When a perfect storm hit the financial markets following the bankruptcy of Lehman Brothers in September 2009, there was nobody left to argue the costs of becoming fodder to Leviathan. Federal expenditures sky-rocketed far beyond the reach of tax revenues: the latter will no doubt increase, diminishing the economic power of the citizen while doing little to reduce the monstrous deficit.
The rout of the Jeffersonian ideal of a small, bounded federal government has been complete.
On reading the Economist story, it becomes clear that the only backlash against Leviathan is happening in the US – and here, only outside the charmed circle of our political and media elites. The Europeans, always comfortable with a bloated, schoolmasterly state, have seized on the financial crisis to do what comes natural to them.
Nicolas Sarkozy, who passes for a conservative in French politics, happily proclaimed “the return of the state, the end of the ideology of public powerlessness.” Gordon Brown, once a leader of the market-friendly New Labor, has in the words of the Economist “embarked on an Old Labor spending binge.”
In the US, the ideological demoralization begun during the Bush years has since spread further and deeper, leading to a wholesale loss of faith in the free citizen and the private sector by those public figures who once espoused their cause. Alan Greenspan apologized for having promoted free markets.
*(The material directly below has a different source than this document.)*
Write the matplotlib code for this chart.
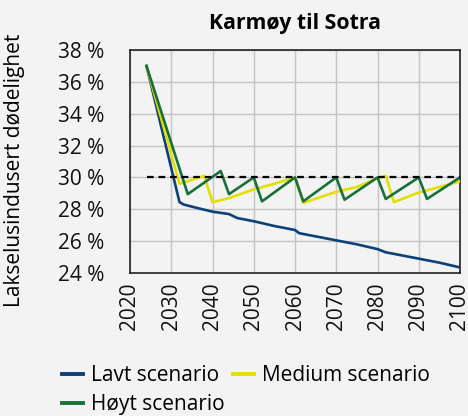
import matplotlib
matplotlib.use("Agg")
import matplotlib.pyplot as plt
from matplotlib.ticker import FuncFormatter

plt.rcParams['font.family'] = ['Open Sans', 'DejaVu Sans']

title = "Karmøy til Sotra"
ylabel = "Lakselusindusert dødelighet"
series_names = ["Lavt scenario", "Medium scenario", "Høyt scenario"]

lavt_years = [2024, 2032, 2033, 2036, 2040, 2044, 2046, 2050, 2055, 2060, 2061, 2065,
              2070, 2075, 2080, 2082, 2085, 2090, 2095, 2100]
lavt_vals = [37.0, 28.45, 28.3, 28.1, 27.85, 27.7, 27.45, 27.25, 26.95, 26.7, 26.5, 26.3,
             26.05, 25.8, 25.5, 25.3, 25.15, 24.9, 24.65, 24.35]

medium_years = [2024, 2032, 2038, 2040, 2044, 2050, 2055, 2060, 2062, 2070, 2075, 2080,
                2082, 2084, 2090, 2100]
medium_vals = [37.0, 29.6, 30.1, 28.45, 28.7, 29.25, 29.6, 30.0, 28.4, 29.1, 29.4, 29.95,
               30.1, 28.45, 29.05, 29.75]

hoyt_years = [2024, 2034, 2042, 2044, 2050, 2052, 2060, 2062, 2070, 2072, 2080, 2082,
              2090, 2092, 2100]
hoyt_vals = [37.0, 28.95, 30.4, 28.95, 30.0, 28.5, 30.0, 28.5, 30.0, 28.6, 30.0, 28.65,
             30.0, 28.65, 30.0]

threshold_years = [2024, 2100]
threshold_vals = [30.0, 30.0]

x_ticks = list(range(2020, 2101, 10))
y_ticks = list(range(24, 39, 2))

bg = '#f3f3f3'
fs = 15
fig = plt.figure(figsize=(4.68, 4.16), dpi=100, facecolor=bg)
ax = fig.add_axes([130/468, 1-273/416, 330/468, 223/416], facecolor=bg)

l_lavt, = ax.plot(lavt_years, lavt_vals, color='#0d3f7a', lw=1.9, label=series_names[0], zorder=3)
l_med, = ax.plot(medium_years, medium_vals, color='#e3df00', lw=1.9, label=series_names[1], zorder=3)
l_hoyt, = ax.plot(hoyt_years, hoyt_vals, color='#17703a', lw=1.9, label=series_names[2], zorder=4)
ax.plot(threshold_years, threshold_vals, color='black', lw=1.6, ls=(0, (3, 2.2)), zorder=5)

ax.set_xlim(2020, 2100)
ax.set_ylim(24, 38)
ax.set_xticks(x_ticks)
ax.set_yticks(y_ticks)
ax.yaxis.set_major_formatter(FuncFormatter(lambda v, p: f"{int(v)} %"))
ax.grid(True, color='#c4c4c4', lw=1.0, zorder=0)
ax.set_axisbelow(True)
ax.tick_params(axis='both', length=0, labelsize=fs, colors='#111111')
ax.tick_params(axis='y', pad=18.5)
ax.tick_params(axis='x', rotation=90, pad=7)
for s in ax.spines.values():
    s.set_color('#222222')
    s.set_linewidth(1.2)

ax.set_title(title, fontsize=15.3, fontweight='bold', pad=15)
fig.text(15/468, 1-170/416, ylabel, rotation=90, ha='center', va='center', fontsize=fs)

leg = fig.legend(handles=[l_lavt, l_hoyt, l_med],
                 labels=[series_names[0], series_names[2], series_names[1]],
                 loc='upper left', bbox_to_anchor=(62/468, 1-365/416),
                 ncol=2, frameon=False, fontsize=fs, handlelength=1.0, handletextpad=0.4,
                 columnspacing=0.4, labelspacing=0.38, borderaxespad=0, borderpad=0)
for h in leg.get_lines():
    h.set_linewidth(2.8)

fig.savefig('out.png', dpi=100, facecolor=bg)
Thomas Friedman, who not long ago preached a “golden straightjacket” for government, now openly admires China’s brutal and oppressive regime.
President Obama, in his inaugural, proclaimed the end of the childish dream of individualism, then embarked on a political program that meant, in essence, to transform the US into a Europe-style social democracy – a kind of Bigger Belgium. He faced an opposition which lacked all conviction, and seemed – politically, intellectually – incapable of contesting the triumph of Leviathan.
Then something happened: the “backlash” headlined, but not much dwelt on, by the Economist article. After the stimulus package passed, President Obama’s agenda has stalled utterly. Elections and polls reveal an electorate profoundly distrustful of his proposals, and of big government generally.
What changed? The received wisdom is “voter anger.” President Obama, for one, believes “People are angry and they’re frustrated.” The same angry people who elected him, he claims, now have turned against his agenda. I have touched on this angry-voter thesis before: it doesn’t agree with what I see or hear, and it makes little sense.
Activists may shout angrily for the cameras, but the ordinary American – my friends and neighbors – will rarely stir in anger, and almost never about things political. It takes an extraordinary event like Pearl Harbor or 9/11 to tick off the American people.
David Brooks, the NYT’s tame conservative, is closer to the truth when he writes, “Every single idea associated with the educated class has grown more unpopular over the past year.” He offers the usual policy-wonk examples: global warming, abortion, gun control. The “educated classes”are for, the public against. This is accurate so far as it goes, but of marginal significance.
Those with access to the public sphere – the political and media elites – have either cheered and promoted the progress of Leviathan, or made mumbling demoralized noises. Brooks, a mumbler who embraced the Obama candidacy, chooses to call these the “educated classes,” among which he correctly counts himself.
Fine. But who are the ignorant peasants suddenly standing in the way of the educated classes, pitchforks in hand, unashamed of their disdain for top-down decision-making and social engineering? It appears to be the people. They are not demoralized, but they do understand, with far stronger conviction than their betters, the way of life they wish to follow.
The American people remain stubbornly individualistic, self-reliant, and Jeffersonian to the core. They elected President Obama not to be lectured about their childishness but to fix the mess in Washington. They have turned against his proposals because they don’t wish to see their country, with its exceptional virtues, transformed into a run-of-the-mill example of elite power.
I sense no anger but much determination. The educated classes, on the other hand, are now divided between those, like Brooks himself, aghast at this development, and those enraged at the intolerable pretensions of the peasant mob.